Cenamos. Lavó los platos, al menos. Esta noche todavía falta mucho para que sea mañana y me regale, al menos, dos días libres que iban a ser tres. Hace 17 años me la paso en reflexión existencial, confirmando que hice bien en elegir tenerlo. Es inteligente, sensible. Pero no se va más. Me encierro yo esta vez. Portazo y todo. Desde el living, oigo sus llamados diversos, que varían entre la buena onda y el reclamo. «Mami, ¿querés un té?», «Maaa, no anda internet», «Madre, no sos graciosa», «Daniela, necesito algo de plata». Yo, sin abrir mi puerta y antes de que entre a mi cuarto, advierto con tono de hastío, siempre lo mismo: «No estoy, hijo».

Pasamos la noche en tensa calma. Es de mañana y ahora sí, al mediodía se va, asegura tras la puerta y yo sigo con mi «no estoy, hijo». Hasta que no escucho su «chau» no salgo del cuarto. Salgo al living como quien se adentra en una selva repleta de peligros. La puerta de calle cerrada, un paso hacia el sillón. Sus llaves ausentes, otro paso hacia el paquete de cigarrillos. Silencio, estoy sola. Sola en mi casa. 
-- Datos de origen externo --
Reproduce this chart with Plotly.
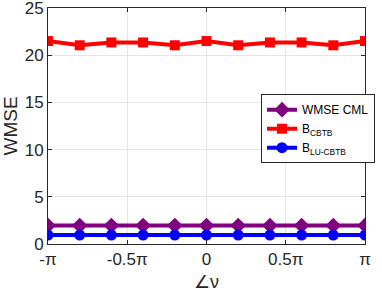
import plotly.graph_objects as go

angle_pi = [-1.0, -0.8, -0.6, -0.4, -0.2, 0.0, 0.2, 0.4, 0.6, 0.8, 1.0]
wmse_cml = [1.95, 1.95, 1.95, 1.95, 1.95, 1.95, 1.95, 1.95, 1.95, 1.95, 1.95]
b_cbtb = [21.5, 21.05, 21.35, 21.35, 21.05, 21.5, 21.05, 21.35, 21.35, 21.05, 21.5]
b_lu_cbtb = [0.95, 0.95, 0.95, 0.95, 0.95, 0.95, 0.95, 0.95, 0.95, 0.95, 0.95]
xtick_vals = [-1.0, -0.5, 0.0, 0.5, 1.0]
xtick_text = ["-π", "-0.5π", "0", "0.5π", "π"]
ytick_vals = [0, 5, 10, 15, 20, 25]

FONT = "Liberation Sans, Arial, Helvetica, sans-serif"

fig = go.Figure()
fig.add_trace(go.Scatter(x=angle_pi, y=wmse_cml, mode="lines+markers", name="WMSE CML",
                         line=dict(color="#800080", width=4),
                         marker=dict(symbol="diamond", size=12, color="#800080")))
fig.add_trace(go.Scatter(x=angle_pi, y=b_cbtb, mode="lines+markers", name="B<sub>CBTB</sub>",
                         line=dict(color="#FF0000", width=4),
                         marker=dict(symbol="square", size=10, color="#FF0000")))
fig.add_trace(go.Scatter(x=angle_pi, y=b_lu_cbtb, mode="lines+markers", name="B<sub>LU-CBTB</sub>",
                         line=dict(color="#0000FF", width=4),
                         marker=dict(symbol="circle", size=11, color="#0000FF")))

axis_common = dict(showline=True, linecolor="#262626", linewidth=1, mirror="ticks",
                   ticks="inside", ticklen=4, tickcolor="#262626",
                   showgrid=True, gridcolor="#E6E6E6", gridwidth=1, zeroline=False,
                   ticklabeloverflow="allow", automargin=False,
                   tickfont=dict(family=FONT, size=17, color="#262626"))

fig.update_xaxes(range=[-1, 1], tickvals=xtick_vals, ticktext=xtick_text,
                 title=dict(text="∠ν", font=dict(family=FONT, size=18, color="#262626"), standoff=6),
                 **axis_common)
fig.update_yaxes(range=[0, 25], tickvals=ytick_vals,
                 title=dict(text="WMSE", font=dict(family=FONT, size=19, color="#262626"), standoff=4),
                 **axis_common)

fig.update_layout(
    width=382, height=296,
    margin=dict(l=48, r=7, t=8, b=52),
    paper_bgcolor="white", plot_bgcolor="white",
    showlegend=True,
    legend=dict(x=0.672, y=0.635, xanchor="left", yanchor="top",
                bgcolor="white", bordercolor="#262626", borderwidth=1,
                font=dict(family=FONT, size=12, color="black"),
                itemwidth=30, tracegroupgap=0),
)

fig.write_html("out.html", config={"displayModeBar": False},
               post_script="document.body.style.margin='0';")
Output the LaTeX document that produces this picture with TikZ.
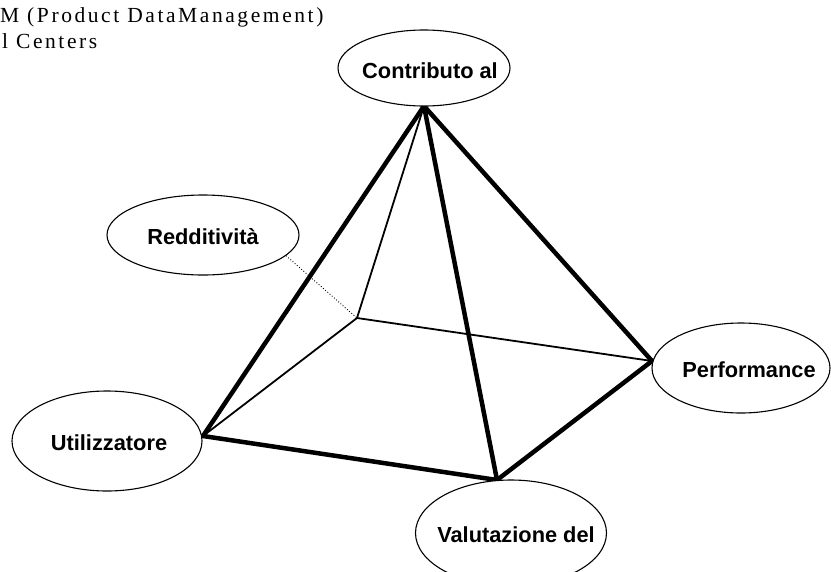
\documentclass[tikz,border=0pt]{standalone}
\usepackage{fontspec}
\setmainfont{Liberation Serif}
\newfontfamily\labelfont{Liberation Sans}
\newfontfamily\notefont[LetterSpace=12]{Liberation Serif}
\usetikzlibrary{shapes.geometric}
\begin{document}
\begin{tikzpicture}[x=1pt,y=-1pt,
  bubble/.style={ellipse,draw,line width=1.1pt,fill=white,inner sep=0pt},
  bubbletext/.style={font=\labelfont\bfseries\fontsize{21.8}{26}\selectfont,inner sep=0pt},
  thickedge/.style={line width=4.5pt,line cap=round,line join=miter},
  thinedge/.style={line width=1.8pt,line cap=round},
  note/.style={anchor=base west,inner sep=0pt,font=\notefont\fontsize{21.5}{25}\selectfont}]
\useasboundingbox (0,0) rectangle (831,571);

% notes at the upper left
\node[note] (n1) at (0,22) {M (Product DataManagement)};
\node[note] (n2) at (2,48) {l Centers};

% pyramid vertices
\coordinate (apex) at (424,106);
\coordinate (bb) at (357,318);
\coordinate (bl) at (203,436);
\coordinate (bf) at (497,480);
\coordinate (br) at (652,361);

% hidden and back edges
\draw[thinedge] (apex) -- (bb);
\draw[thinedge] (bb) -- (bl);
\draw[thinedge] (bb) -- (br);

% front edges
\draw[thickedge] (apex) -- (bl);
\draw[thickedge] (apex) -- (bf);
\draw[thickedge] (apex) -- (br);
\draw[thickedge] (bl) -- (bf);
\draw[thickedge] (bf) -- (br);

% labelled ellipses
\node[bubble,minimum width=172pt,minimum height=76pt] (contr) at (424,68) {};
\node[bubbletext] (contrt) at (430,71) {Contributo al};
\node[bubble,minimum width=192pt,minimum height=80pt] (redd) at (203,235) {};
\node[bubbletext] (reddt) at (203,237) {Redditività};
\node[bubble,minimum width=178pt,minimum height=90pt] (perf) at (741,368) {};
\node[bubbletext] (perft) at (749,370) {Performance};
\node[bubble,minimum width=190pt,minimum height=100pt] (util) at (107,441) {};
\node[bubbletext] (utilt) at (109,443) {Utilizzatore};
\node[bubble,minimum width=191pt,minimum height=106pt] (valu) at (511,533) {};
\node[bubbletext] (valut) at (516,535) {Valutazione del};

% dotted leader to the back corner
\draw[dotted,line width=0.9pt] (redd.-14) -- (bb);
\end{tikzpicture}
\end{document}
Almuerzo té con galletitas y nadie me reclama «comida caliente». Duermo la siesta en el sillón del living, en camisón corto, sin que me preocupe si se me ve o no el culo. Tomo un tubo de vino mientras preparo la cena sin hijo que diga que bebo mucho, así que agrego dos copas cuando como. Retomo el karaoke interrumpido y canto a los gritos. Estoy en una autofiesta en mi casa, mía, yo sola y nadie más. 

No sé a qué hora me desplomé en la cama, puerta del cuarto abierta en símbolo de hermosa soledad. Lo último que pensé antes de desmayar fue que no llegué a liberarme del todo, en cada paso esperaba la llegada repentina de mi hijo. Y me despertó hace un rato el ruido de las llaves. Sí, ya volvió. Dos horas antes de lo que había dicho. No es tan grave. O podría haber sido peor. Ya ni sé.

Tomamos café, me dijo que no podía creer que yo haya dormido hasta tan tarde. Ahora estamos debatiendo algo, no importa qué, estoy contenta, me da cierta alegría estar harta por su regreso. A la vez, espero con ansias, deseo, necesito, por favor, ojalá que haga algún plan para salir el próximo fin de semana.